Write out the entire listing below exactly as it appears, minus any pictures.

>> BEGIN Data shown

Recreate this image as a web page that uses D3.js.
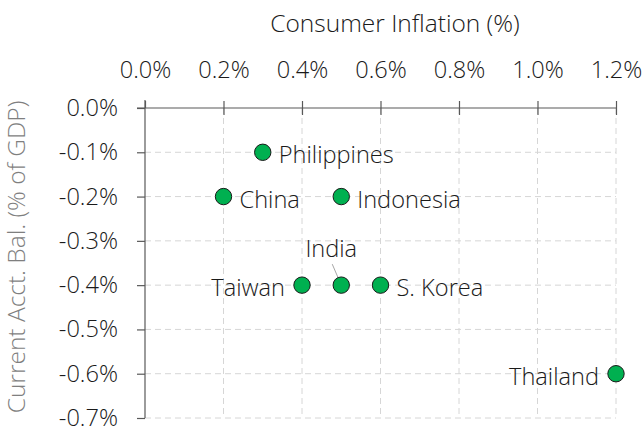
<!DOCTYPE html>
<html><head><meta charset="utf-8">
<script src="https://cdn.jsdelivr.net/npm/d3@7"></script>
<style>
html,body{margin:0;padding:0;background:#fff;overflow:hidden}
text{font-family:"Open Sans","Noto Sans",sans-serif;font-weight:350}
</style></head>
<body><svg id="c" width="642" height="427"></svg>
<script>
const countries = ["Philippines","China","Indonesia","Taiwan","India","S. Korea","Thailand"];
const inflation = [0.3, 0.2, 0.5, 0.4, 0.5, 0.6, 1.2];
const currentAcct = [-0.1, -0.2, -0.2, -0.4, -0.4, -0.4, -0.6];
const labelSide = ["right","right","right","left","above","right","left"];
const xTicks = [0, 0.2, 0.4, 0.6, 0.8, 1.0, 1.2];
const yTicks = [0, -0.1, -0.2, -0.3, -0.4, -0.5, -0.6, -0.7];

const svg = d3.select("#c");
const x = d3.scaleLinear().domain([0, 1.2]).range([145, 616]);
const y = d3.scaleLinear().domain([0, -0.7]).range([108, 418]);
const fmt = d => d.toFixed(1) + "%";
const fs = 23.6;
const FF = '"Open Sans","Noto Sans",sans-serif';

// clipped title remnant
svg.append("text").attr("x", 172).attr("y", -6).attr("font-size", 26)
  .style("font-weight", "bold").attr("fill", "#1a1a1a").text("p");

// gridlines
const grid = svg.append("g").attr("stroke", "#d6d6d6").attr("stroke-width", 1)
  .attr("stroke-dasharray", "6,4");
grid.selectAll(".vx").data(xTicks.slice(1)).join("line")
  .attr("x1", d => x(d)).attr("x2", d => x(d)).attr("y1", y(0)).attr("y2", y(-0.7));
grid.selectAll(".hy").data(yTicks.slice(1)).join("line")
  .attr("y1", d => y(d)).attr("y2", d => y(d)).attr("x1", x(0)).attr("x2", x(1.2));

// axes
const xAxis = d3.axisTop(x).tickValues(xTicks).tickFormat(fmt).tickSizeInner(7).tickSizeOuter(0).tickPadding(23);
const gx = svg.append("g").attr("transform", `translate(0,${y(0)})`).call(xAxis);
gx.selectAll(".tick line").attr("y2", 7).attr("y1", -7);
const yAxis = d3.axisLeft(y).tickValues(yTicks).tickFormat(fmt).tickSizeInner(8).tickSizeOuter(0).tickPadding(19);
const gy = svg.append("g").attr("transform", `translate(${x(0)},0)`).call(yAxis);
gy.selectAll(".tick line").attr("x1", -8).attr("x2", 0);
[gx, gy].forEach(g => {
  g.select(".domain").attr("stroke", "#595959").attr("stroke-width", 1.2);
  g.selectAll(".tick line").attr("stroke", "#595959").attr("stroke-width", 1.2);
  g.selectAll(".tick text").attr("font-size", fs).attr("fill", "#1a1a1a")
    .attr("font-family", FF).style("font-weight", 350);
});
gx.select(".domain").attr("d", `M${x(0)-8},0H${x(1.2)}`);
gy.select(".domain").attr("d", `M0,${y(0)-8}V${y(-0.7)}`);
gx.selectAll(".tick").filter(d => d === 0).select("line").attr("y2", 0);

// axis titles
svg.append("text").attr("x", 395).attr("y", 32).attr("text-anchor", "middle")
  .attr("font-size", 24.5).attr("fill", "#1a1a1a").text("Consumer Inflation (%)");
svg.append("text").attr("transform", "translate(25,257) rotate(-90)").attr("text-anchor", "middle")
  .attr("font-size", 24.5).attr("fill", "#7f7f7f").text("Current Acct. Bal. (% of GDP)");

// data
const data = countries.map((c, i) => ({c, xv: inflation[i], yv: currentAcct[i], side: labelSide[i]}));

// India leader line
data.filter(d => d.side === "above").forEach(d => {
  svg.append("line").attr("x1", x(d.xv) - 9).attr("y1", y(d.yv) - 21)
    .attr("x2", x(d.xv)).attr("y2", y(d.yv)).attr("stroke", "#a6a6a6").attr("stroke-width", 1);
});

svg.append("g").selectAll("circle").data(data).join("circle")
  .attr("cx", d => x(d.xv)).attr("cy", d => y(d.yv)).attr("r", 8.2)
  .attr("fill", "#00b050").attr("stroke", "#1a1a1a").attr("stroke-width", 1);

svg.append("g").selectAll("text").data(data).join("text")
  .attr("font-size", fs).attr("fill", "#1a1a1a")
  .attr("x", d => d.side === "right" ? x(d.xv) + 16 : d.side === "left" ? x(d.xv) - 17 : x(d.xv) - 10)
  .attr("y", d => d.side === "above" ? y(d.yv) - 28 : y(d.yv) + 11)
  .attr("text-anchor", d => d.side === "right" ? "start" : d.side === "left" ? "end" : "middle")
  .text(d => d.c);
</script></body></html>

>> END Data shown

§ **Written solution**
Recreate this image as a web page that uses D3.js.
<!DOCTYPE html>
<html><head><meta charset="utf-8">
<script src="https://cdn.jsdelivr.net/npm/d3@7"></script>
<style>
html,body{margin:0;padding:0;background:#fff;overflow:hidden}
text{font-family:"Open Sans","Noto Sans",sans-serif;font-weight:350}
</style></head>
<body><svg id="c" width="642" height="427"></svg>
<script>
const countries = ["Philippines","China","Indonesia","Taiwan","India","S. Korea","Thailand"];
const inflation = [0.3, 0.2, 0.5, 0.4, 0.5, 0.6, 1.2];
const currentAcct = [-0.1, -0.2, -0.2, -0.4, -0.4, -0.4, -0.6];
const labelSide = ["right","right","right","left","above","right","left"];
const xTicks = [0, 0.2, 0.4, 0.6, 0.8, 1.0, 1.2];
const yTicks = [0, -0.1, -0.2, -0.3, -0.4, -0.5, -0.6, -0.7];

const svg = d3.select("#c");
const x = d3.scaleLinear().domain([0, 1.2]).range([145, 616]);
const y = d3.scaleLinear().domain([0, -0.7]).range([108, 418]);
const fmt = d => d.toFixed(1) + "%";
const fs = 23.6;
const FF = '"Open Sans","Noto Sans",sans-serif';

// clipped title remnant
svg.append("text").attr("x", 172).attr("y", -6).attr("font-size", 26)
  .style("font-weight", "bold").attr("fill", "#1a1a1a").text("p");

// gridlines
const grid = svg.append("g").attr("stroke", "#d6d6d6").attr("stroke-width", 1)
  .attr("stroke-dasharray", "6,4");
grid.selectAll(".vx").data(xTicks.slice(1)).join("line")
  .attr("x1", d => x(d)).attr("x2", d => x(d)).attr("y1", y(0)).attr("y2", y(-0.7));
grid.selectAll(".hy").data(yTicks.slice(1)).join("line")
  .attr("y1", d => y(d)).attr("y2", d => y(d)).attr("x1", x(0)).attr("x2", x(1.2));

// axes
const xAxis = d3.axisTop(x).tickValues(xTicks).tickFormat(fmt).tickSizeInner(7).tickSizeOuter(0).tickPadding(23);
const gx = svg.append("g").attr("transform", `translate(0,${y(0)})`).call(xAxis);
gx.selectAll(".tick line").attr("y2", 7).attr("y1", -7);
const yAxis = d3.axisLeft(y).tickValues(yTicks).tickFormat(fmt).tickSizeInner(8).tickSizeOuter(0).tickPadding(19);
const gy = svg.append("g").attr("transform", `translate(${x(0)},0)`).call(yAxis);
gy.selectAll(".tick line").attr("x1", -8).attr("x2", 0);
[gx, gy].forEach(g => {
  g.select(".domain").attr("stroke", "#595959").attr("stroke-width", 1.2);
  g.selectAll(".tick line").attr("stroke", "#595959").attr("stroke-width", 1.2);
  g.selectAll(".tick text").attr("font-size", fs).attr("fill", "#1a1a1a")
    .attr("font-family", FF).style("font-weight", 350);
});
gx.select(".domain").attr("d", `M${x(0)-8},0H${x(1.2)}`);
gy.select(".domain").attr("d", `M0,${y(0)-8}V${y(-0.7)}`);
gx.selectAll(".tick").filter(d => d === 0).select("line").attr("y2", 0);

// axis titles
svg.append("text").attr("x", 395).attr("y", 32).attr("text-anchor", "middle")
  .attr("font-size", 24.5).attr("fill", "#1a1a1a").text("Consumer Inflation (%)");
svg.append("text").attr("transform", "translate(25,257) rotate(-90)").attr("text-anchor", "middle")
  .attr("font-size", 24.5).attr("fill", "#7f7f7f").text("Current Acct. Bal. (% of GDP)");

// data
const data = countries.map((c, i) => ({c, xv: inflation[i], yv: currentAcct[i], side: labelSide[i]}));

// India leader line
data.filter(d => d.side === "above").forEach(d => {
  svg.append("line").attr("x1", x(d.xv) - 9).attr("y1", y(d.yv) - 21)
    .attr("x2", x(d.xv)).attr("y2", y(d.yv)).attr("stroke", "#a6a6a6").attr("stroke-width", 1);
});

svg.append("g").selectAll("circle").data(data).join("circle")
  .attr("cx", d => x(d.xv)).attr("cy", d => y(d.yv)).attr("r", 8.2)
  .attr("fill", "#00b050").attr("stroke", "#1a1a1a").attr("stroke-width", 1);

svg.append("g").selectAll("text").data(data).join("text")
  .attr("font-size", fs).attr("fill", "#1a1a1a")
  .attr("x", d => d.side === "right" ? x(d.xv) + 16 : d.side === "left" ? x(d.xv) - 17 : x(d.xv) - 10)
  .attr("y", d => d.side === "above" ? y(d.yv) - 28 : y(d.yv) + 11)
  .attr("text-anchor", d => d.side === "right" ? "start" : d.side === "left" ? "end" : "middle")
  .text(d => d.c);
</script></body></html>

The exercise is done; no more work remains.